La Preysler ha sido fotografiada, espléndida en bikini, a los 67 años mientras pasa unos días con su Mario en Maldivas. Aplaudo. No sé qué me gusta más: su tipazo, que esté allí con un Premio Nobel, o imaginármela en esas aguas cristalinas mientras yo me levanto temprano para ir a trabajar en pleno agosto.
No lo digo con retintín. Siempre he defendido que la consecución de la felicidad la determinan las decisiones que tomas a lo largo de tu vida y, desde luego, querida Isabel, tú has decidido bien. No hay mas que verte.
Le dijo Hasta luego, cocodrilo a Julio porque estaba hasta la seta de la cornamenta cuando muchas, en su piel, habrían aguantado lo inaguantable con tal de figurar al lado de ese señor tan bronceado; se casó luego con un aristócrata, que suena de lo más pintoresco y entretenido; le dejó por un ministro sumamente inteligente y, ahora, con sesenta y siete tacos, se pasea por los mundos de Dios con (tachán, taaaaaachán...) Mario Vargas Llosa, cubierta de trajes impecables y con unos taconazos con los que yo me partiría la crisma.

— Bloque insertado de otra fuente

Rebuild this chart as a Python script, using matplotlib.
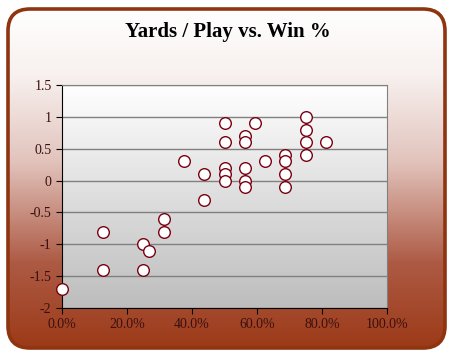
import numpy as np
import matplotlib
matplotlib.use("Agg")
import matplotlib.pyplot as plt
from matplotlib.patches import FancyBboxPatch
from matplotlib.colors import LinearSegmentedColormap
from matplotlib.ticker import PercentFormatter

# win % (as fraction) and yards/play differential
win_pct = [0.0, 0.125, 0.125, 0.25, 0.25, 0.267, 0.3125, 0.3125, 0.375,
           0.4375, 0.4375, 0.5, 0.5, 0.5, 0.5, 0.5,
           0.5625, 0.5625, 0.5625, 0.5625, 0.5625, 0.594, 0.625,
           0.6875, 0.6875, 0.6875, 0.6875, 0.75, 0.75, 0.75, 0.75, 0.8125]
ypp = [-1.7, -0.8, -1.4, -1.0, -1.4, -1.1, -0.6, -0.8, 0.3,
       0.1, -0.3, 0.9, 0.6, 0.2, 0.1, 0.0,
       0.7, 0.6, 0.2, 0.0, -0.1, 0.9, 0.3,
       0.4, 0.3, 0.1, -0.1, 1.0, 0.8, 0.6, 0.4, 0.6]
y_ticks = [-2, -1.5, -1, -0.5, 0, 0.5, 1, 1.5]
x_ticks = [0, 0.2, 0.4, 0.6, 0.8, 1.0]

W, H = 455, 358
fig = plt.figure(figsize=(W / 100, H / 100), dpi=100)
fig.patch.set_facecolor("white")

# background with rounded border and white->rust gradient
bg = fig.add_axes([0, 0, 1, 1])
bg.set_xlim(0, W)
bg.set_ylim(0, H)
bg.axis("off")
bg_cmap = LinearSegmentedColormap.from_list(
    "bg", [(0, "#9c3a18"), (0.25, "#ad5a44"), (0.55, "#e2c3bc"), (0.8, "#f7f0ee"), (1, "#ffffff")])
grad = np.linspace(0, 1, 256).reshape(-1, 1)
box = FancyBboxPatch((8, 10), 437, 339, boxstyle="round,pad=0,rounding_size=22",
                     facecolor="none", edgecolor="#8e3510", lw=2.6, zorder=3)
im = bg.imshow(grad, cmap=bg_cmap, origin="lower", extent=(8, 445, 10, 349), aspect="auto", zorder=1)
bg.add_patch(box)
im.set_clip_path(box)

# plot area
ax = fig.add_axes([62 / W, 1 - 308 / H, 325 / W, 223 / H])
ax.set_xlim(0, 1)
ax.set_ylim(-2, 1.5)
pa_cmap = LinearSegmentedColormap.from_list("pa", ["#bdbdbd", "#ffffff"])
ax.imshow(grad, cmap=pa_cmap, origin="lower", extent=(0, 1, -2, 1.5), aspect="auto", zorder=0)
ax.set_yticks(y_ticks)
ax.set_xticks(x_ticks)
ax.yaxis.grid(True, color="#808080", lw=1)
ax.set_axisbelow(True)
ax.xaxis.set_major_formatter(PercentFormatter(1.0, decimals=1))
ax.set_yticklabels([f"{v:g}" for v in y_ticks])
for s in ["top", "right"]:
    ax.spines[s].set_color("#808080")
for s in ["left", "bottom"]:
    ax.spines[s].set_color("black")
ax.tick_params(direction="out", length=4, color="black", labelsize=10,
               labelcolor="#3a1010")
for lab in ax.get_xticklabels() + ax.get_yticklabels():
    lab.set_family("Liberation Serif")

ax.scatter(win_pct, ypp, s=70, facecolor="white", edgecolor="#7a0010", lw=1,
           zorder=3, clip_on=False)

fig.text(0.5, 1 - 32 / H, "Yards / Play vs. Win %", ha="center", va="center",
         fontsize=15, fontweight="bold", family="Liberation Serif")

fig.savefig("out.png", dpi=100)
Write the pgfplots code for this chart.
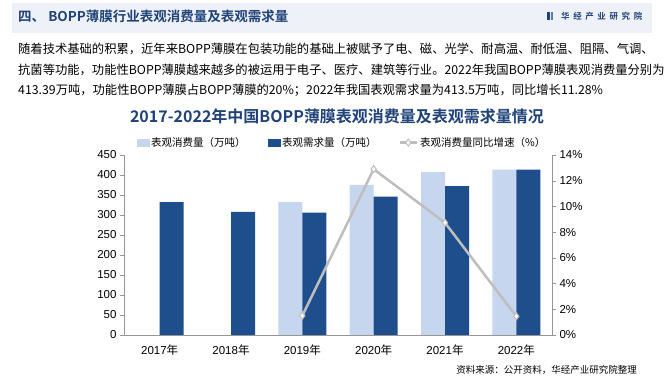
\documentclass[border=0pt]{standalone}
\usepackage{pgfplots}
\pgfplotsset{compat=1.18}
\usepackage{fontspec}
\setmainfont{Liberation Sans}
\newfontfamily\cjk{Noto Sans CJK SC}[BoldFont={Noto Sans CJK SC Bold}]
\definecolor{darkbar}{RGB}{31,78,140}
\definecolor{lightbar}{RGB}{197,214,238}
\definecolor{titleblue}{RGB}{31,66,120}
\definecolor{headbg}{RGB}{238,242,248}
\definecolor{axgray}{RGB}{150,150,150}
\definecolor{linegray}{RGB}{190,190,190}
\begin{document}
\begin{tikzpicture}[x=1pt,y=1pt]
\path[use as bounding box] (0,0) rectangle (670,380);
\fill[white] (0,0) rectangle (670,380);
\fill[headbg] (12,347) rectangle (652,377);
\node[anchor=west,inner sep=0,text=titleblue,font=\cjk\bfseries\fontsize{13.5}{14}\selectfont] at (18,364) {四、 BOPP薄膜行业表观消费量及表观需求量};
\fill[titleblue] (547,360) rectangle (549.5,368);
\fill[titleblue!70] (550.5,360) rectangle (553,368);
\node[anchor=west,inner sep=0,text=titleblue,font=\cjk\bfseries\fontsize{8.5}{9}\selectfont] at (561,364) {华\hspace{3.6pt}经\hspace{3.6pt}产\hspace{3.6pt}业\hspace{3.6pt}研\hspace{3.6pt}究\hspace{3.6pt}院};
\begin{scope}[every node/.style={anchor=west,inner sep=0,font=\cjk\fontsize{12.3}{13}\selectfont}]
\node at (18,331) {随着技术基础的积累，近年来BOPP薄膜在包装功能的基础上被赋予了电、磁、光学、耐高温、耐低温、阻隔、气调、};
\node at (18,310) {抗菌等功能，功能性BOPP薄膜越来越多的被运用于电子、医疗、建筑等行业。2022年我国BOPP薄膜表观消费量分别为};
\node at (18,290) {413.39万吨，功能性BOPP薄膜占BOPP薄膜的20\%；2022年我国表观需求量为413.5万吨，同比增长11.28\%};
\end{scope}
\node[inner sep=0,text=titleblue,font=\cjk\bfseries\fontsize{16}{17}\selectfont] at (337,264) {2017-2022年中国BOPP薄膜表观消费量及表观需求量情况};
\node[anchor=east,inner sep=0,font=\cjk\fontsize{9.5}{10}\selectfont] at (637,10) {资料来源：公开资料，华经产业研究院整理};
\begin{axis}[
  at={(124pt,45pt)}, anchor=south west, scale only axis,
  width=428pt, height=180pt,
  ybar=0pt, bar width=24pt,
  xmin=-0.5, xmax=5.5, ymin=0, ymax=450,
  ytick={0,50,...,450},
  xtick={0,1,2,3,4,5},
  xticklabels={2017{\cjk 年},2018{\cjk 年},2019{\cjk 年},2020{\cjk 年},2021{\cjk 年},2022{\cjk 年}},
  major x tick style={draw=none},
  extra x ticks={0.5,1.5,2.5,3.5,4.5},
  extra x tick labels={},
  extra x tick style={major tick length=4pt, tick style={draw=axgray}},
  axis y line*=left, axis x line*=bottom,
  axis line style={draw=axgray},
  tick style={draw=axgray},
  tick align=outside, major tick length=4pt,
  /pgf/number format/assume math mode=true,
  tick label style={font=\fontsize{11.5}{12}\selectfont},
  xticklabel style={yshift=-2pt},
  clip=false,
]
\addplot[fill=lightbar, draw=none] coordinates {(2,332) (3,375) (4,407) (5,413.39)};
\addplot[fill=darkbar, draw=none] coordinates {(0,332) (1,308) (2,306) (3,346) (4,372) (5,413.5)};
\end{axis}
\begin{axis}[
  at={(124pt,45pt)}, anchor=south west, scale only axis,
  width=428pt, height=180pt,
  xmin=-0.5, xmax=5.5, ymin=0, ymax=14,
  ytick={0,2,...,14},
  /pgf/number format/assume math mode=true,
  yticklabel={\pgfmathprintnumber{\tick}\%},
  axis y line*=right, axis x line=none,
  axis line style={draw=axgray},
  tick style={draw=axgray},
  tick align=outside, major tick length=4pt,
  tick label style={font=\fontsize{11.5}{12}\selectfont},
  legend style={at={(0.5,1)}, anchor=south, yshift=3pt, xshift=4pt, draw=none, fill=none,
    font=\cjk\fontsize{10.5}{11}\selectfont, legend columns=3,
    /tikz/every even column/.append style={column sep=20pt}},
  legend cell align=left,
  clip=false,
]
\addlegendimage{legend image code/.code={\fill[lightbar] (0pt,-3.5pt) rectangle (12pt,3.5pt);}}
\addlegendentry{表观消费量（万吨）}
\addlegendimage{legend image code/.code={\fill[darkbar] (0pt,-3.5pt) rectangle (12pt,3.5pt);}}
\addlegendentry{表观需求量（万吨）}
\addplot[linegray, line width=2.5pt, mark=diamond*, mark size=3.5pt,
  mark options={fill=white, draw=linegray, line width=1pt}]
  coordinates {(2,1.5) (3,12.9) (4,8.73) (5,1.45)};
\addlegendentry{表观消费量同比增速（\%）}
\end{axis}
\end{tikzpicture}
\end{document}
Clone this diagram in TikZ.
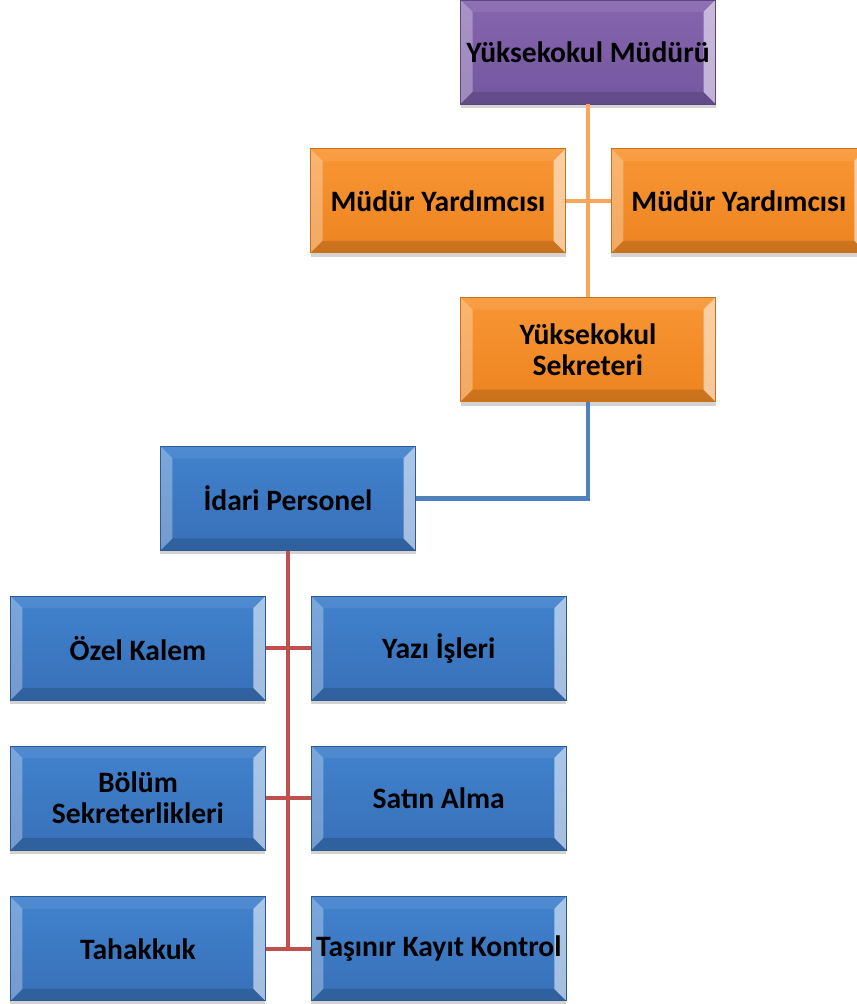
\documentclass[tikz,border=0pt]{standalone}
\usepackage{fontspec}
\setmainfont{Carlito}
\usetikzlibrary{positioning, shadows}
\definecolor{PurpleTop}{HTML}{8565AE}
\definecolor{PurpleBot}{HTML}{7457A0}
\definecolor{OrangeTop}{HTML}{F89634}
\definecolor{OrangeBot}{HTML}{EC8420}
\definecolor{BlueTop}{HTML}{4182CE}
\definecolor{BlueBot}{HTML}{3870B8}
\definecolor{OrangeLine}{HTML}{F9A55C}
\definecolor{BlueLine}{HTML}{4F81BD}
\definecolor{RedLine}{HTML}{C0504D}

\begin{document}
\begin{tikzpicture}[
      font = \fontsize{14.8}{15.5}\selectfont\bfseries,
      bevel/.style={
        path picture={
          \path (path picture bounding box.north west) coordinate (pnw)
                (path picture bounding box.north east) coordinate (pne)
                (path picture bounding box.south west) coordinate (psw)
                (path picture bounding box.south east) coordinate (pse);
          % top and bottom edges
          \fill[white, opacity = .08] (pnw) -- (pne) -- ([shift={(-6pt,-6pt)}]pne)
            -- ([shift={(6pt,-6pt)}]pnw) -- cycle;
          \fill[black, opacity = .14] (psw) -- (pse) -- ([shift={(-6pt,6pt)}]pse)
            -- ([shift={(6pt,6pt)}]psw) -- cycle;
          % left and right edges
          \fill[white, opacity = .3] (pnw) -- ([shift={(6pt,-6pt)}]pnw)
            -- ([shift={(6pt,6pt)}]psw) -- (psw) -- cycle;
          \fill[white, opacity = .55] (pne) -- ([shift={(-6pt,-6pt)}]pne)
            -- ([shift={(-6pt,6pt)}]pse) -- (pse) -- cycle;
        }
      },
      box/.style={
        bevel,
        minimum width = 127.5pt,
        minimum height = 52pt,
        inner sep = 1pt,
        align = center,
        text = black,
        drop shadow = {shadow xshift = 0pt, shadow yshift = -2pt, opacity = .35},
      },
      purplebox/.style={box, draw = PurpleBot!80!black, top color = PurpleTop, bottom color = PurpleBot},
      orangebox/.style={box, draw = OrangeBot!85!black, top color = OrangeTop, bottom color = OrangeBot},
      bluebox/.style={box, draw = BlueBot!80!black, top color = BlueTop, bottom color = BlueBot},
      link/.style={line width = 2.2pt},
    ]
    \useasboundingbox (-294pt,26pt) rectangle (134pt,-476pt);

    \node[purplebox] (mudur) {Yüksekokul Müdürü};
    \node[orangebox, below = 22pt of mudur, xshift = -75pt] (yrd1) {Müdür Yardımcısı};
    \node[orangebox, right = 22.5pt of yrd1] (yrd2) {Müdür Yardımcısı};
    \node[orangebox, below = 22pt of yrd1, xshift = 75pt] (sek) {Yüksekokul\\Sekreteri};
    \node[bluebox, below = 22pt of sek, xshift = -150pt] (idari) {İdari Personel};

    \node[bluebox, below = 22.5pt of idari, xshift = -75pt] (ozel) {Özel Kalem};
    \node[bluebox, right = 22.5pt of ozel] (yazi) {Yazı İşleri};
    \node[bluebox, below = 22.5pt of ozel] (bolum) {Bölüm\\Sekreterlikleri};
    \node[bluebox, right = 22.5pt of bolum] (satin) {Satın Alma};
    \node[bluebox, below = 23pt of bolum] (tahak) {Tahakkuk};
    \node[bluebox, right = 22.5pt of tahak, inner sep = 0pt] (tasinir) {Taşınır Kayıt Kontrol};

    % connectors
    \draw[link, OrangeLine] (mudur) -- (sek);
    \draw[link, OrangeLine] (yrd1) -- (yrd2);
    \draw[link, BlueLine] (sek.south) |- (idari.east);
    \coordinate (redend) at (idari.south |- tahak.east);
    \draw[link, RedLine] (idari.south) -- (redend);
    \draw[link, RedLine] (ozel) -- (yazi);
    \draw[link, RedLine] (bolum) -- (satin);
    \draw[link, RedLine] (tahak) -- (tasinir);
  \end{tikzpicture}
\end{document}
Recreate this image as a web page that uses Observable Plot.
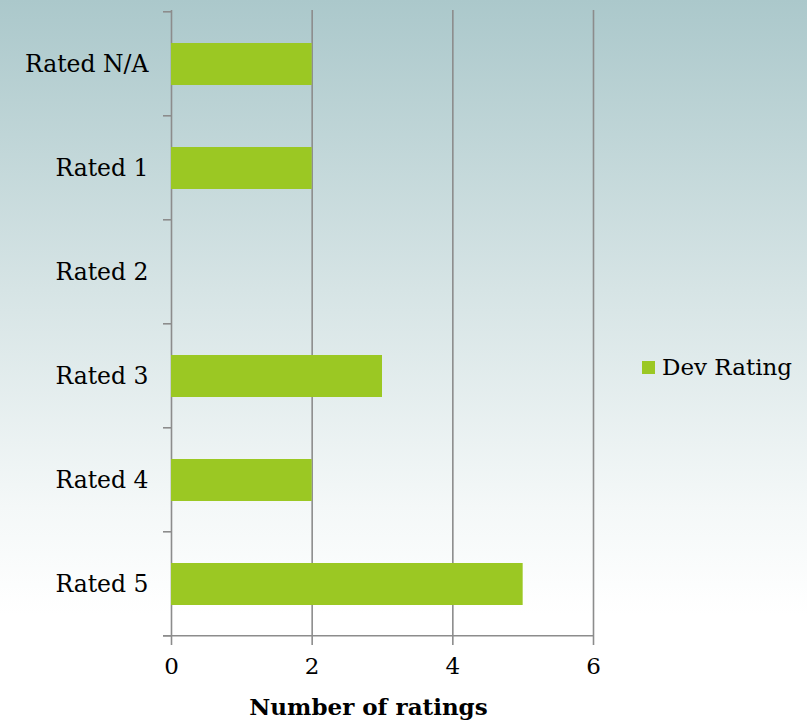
<!DOCTYPE html>
<html>
<head>
<meta charset="utf-8">
<script src="https://cdn.jsdelivr.net/npm/d3@7"></script>
<script src="https://cdn.jsdelivr.net/npm/@observablehq/plot@0.6"></script>
<style>
  html, body { margin: 0; padding: 0; }
  #wrap {
    position: relative; width: 807px; height: 724px; overflow: hidden;
    background: linear-gradient(to bottom, #abc8cb 0%, #d6e4e5 40%, #f4f8f8 70%, #ffffff 85%, #ffffff 100%);
    font-family: "DejaVu Serif", serif;
  }
  #legend {
    position: absolute; left: 642px; top: 354px; display: flex; align-items: center;
    font-size: 23px; color: #000;
  }
  #legend .sw { width: 13px; height: 13px; background: #9bc823; margin-right: 7px; }
</style>
</head>
<body>
<div id="wrap">
  <div id="chart"></div>
  <div id="legend"><span class="sw"></span><span id="legendLabel"></span></div>
</div>
<script>
const categories = ["Rated N/A", "Rated 1", "Rated 2", "Rated 3", "Rated 4", "Rated 5"];
const values = [2, 2, 0, 3, 2, 5];
const xTicks = [0, 2, 4, 6];
const seriesName = "Dev Rating";
const xLabel = "Number of ratings";

const data = categories.map((c, i) => ({category: c, value: values[i]}));
document.getElementById("legendLabel").textContent = seriesName;

const gridColor = "#8c8c8c";
const plot = Plot.plot({
  width: 807,
  height: 724,
  marginLeft: 171,
  marginRight: 214,
  marginTop: 10,
  marginBottom: 87,
  style: {background: "transparent", fontFamily: "DejaVu Serif, serif", fontSize: "23px", color: "#000"},
  x: {domain: [0, 6], ticks: xTicks},
  y: {domain: categories, paddingInner: 0.6, paddingOuter: 0.3},
  marks: [
    Plot.ruleX(xTicks, {stroke: gridColor, strokeWidth: 1.6}),
    Plot.barX(data, {x: "value", y: "category", fill: "#9bc823"}),
    Plot.axisY({tickSize: 0, tickPadding: 23, label: null, fontSize: 23.5}),
    Plot.axisX({ticks: xTicks, tickFormat: d3.format("d"), tickSize: 8, tickPadding: 12, stroke: gridColor, strokeWidth: 1.6, label: null, fontSize: 23}),
    Plot.text([xLabel], {text: d => d, frameAnchor: "bottom", dx: -14, dy: 77, fontSize: 23, fontWeight: "bold", fill: "#000"})
  ]
});
document.getElementById("chart").appendChild(plot);

// Boundary ticks on the y axis and the baseline extension, drawn from Plot's scales
const ys = plot.scale("y");
const xs = plot.scale("x");
const step = ys.step;
const pad = step * 0.6 / 2;
const x0 = xs.apply(0);
const bounds = categories.map(c => ys.apply(c) - pad).concat([ys.apply(categories[categories.length - 1]) - pad + step]);
const svg = d3.select(plot);
const g = svg.append("g").attr("stroke", gridColor).attr("stroke-width", 1.6);
g.selectAll("line.t").data(bounds).join("line")
  .attr("x1", x0 - 8).attr("x2", x0).attr("y1", d => d).attr("y2", d => d);
g.append("line").attr("x1", x0 - 8).attr("x2", xs.apply(6)).attr("y1", bounds[bounds.length - 1]).attr("y2", bounds[bounds.length - 1]);
</script>
</body>
</html>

Coincidí con nuestra Isabel en un evento no hace demasiado. Vamos a saludarla, me animó el amigo al que yo acompañaba. Yo paso, contesté. Nunca he sido fan de saludar a desconocidos, menos si son famosos. Cuál fue mi sorpresa cuando ella se acercó para presentarse, al igual que hizo con los otros diez o quince integrantes del festejo, solo que los otros, a diferencia de servidora, eran diplomáticos o directores de cine. Y es que la educación no depende de quién tengas enfrente. Sonrisa en ristre, amable y cercana. Qué tía más maja, qué elegancia y qué complexión, madredelamorhermoso. Pero lo que más me llamó la atención de nuestra Isabel no fue esa anatomía privilegiada que se marca (operada, sí; privilegiada, también), sino que desprendía una alegría y una ligereza en sus movimientos dignas de una treintañera en buena forma. ¡Pero si no he traído abrigo!, espetó pizpireta mientras rebasaba el guardarropa, al salir de la fiesta.
Sí, ya sé, que la vida resulta más fácil y feliz cuando chorreas dinero, pero no todo el mundo se lo aplica. Para muestra: el botón de Christina Onassis. Siempre me ha provocado mucha tristeza la historia de esa mujer: rica hasta decir basta, desgraciada hasta la médula.
El caminar de la Preysler es el de una señora que nada entre masajes, tratamientos faciales, cirujanos plásticos y entrenadores personales; es, también, el de una mujer que vive entre libros, se codea con lo más granado de la sociedad mundial, y que seguro se pasa lo que piensen de ella por el mismísimo arco de triunfo. Esto último es, probablemente, la clave de esa misteriosa fascinación que provoca. La Preysler está muy por encima de esos cansinos "Qué bien vives" y "Cómo te lo montas" que los demás justificamos sin razón.
La noticia sobre el bikini nos informa de que Isabel "dedicaba su tiempo a tomar el sol, leer, pasear por la blanca arena y descansar" y que la cabaña en el complejo Cheval Blanc Randheli, que en realidad es un casoplón divino de trescientos cincuenta metros cuadrados, cuesta 3.600 euros la noche. Vuelvo a aplaudir. Porque la pareja podía elegir entre gastárselo en el palacete de Maldivas, rodeados del verdadero lujo que es la tranquilidad, o en una cena en algún restaurante ultramoderno de Ibiza (por decir algo), para que el común de los mortales les mirara desde la barrera de la zona VIP, mientras la música chundachunda les reventaba los tímpanos. De nuevo, Isabel: has elegido bien.
La culpa y el masoquismo, tan presentes en las vidas de las féminas, no parecen existir para la Preysler. Imagino que Isabel, entre todas las opciones que le ofrece la vida cada día, elige la que mejor le va a sentar a ella. Lo de regodearse en la viudedad y la desgracia va a ser que no, que la vida no se acaba ni a los cuarenta, ni a los sesenta. Y ancha es Castilla. Ande ella caliente, a quién le importa, que diría Alaska.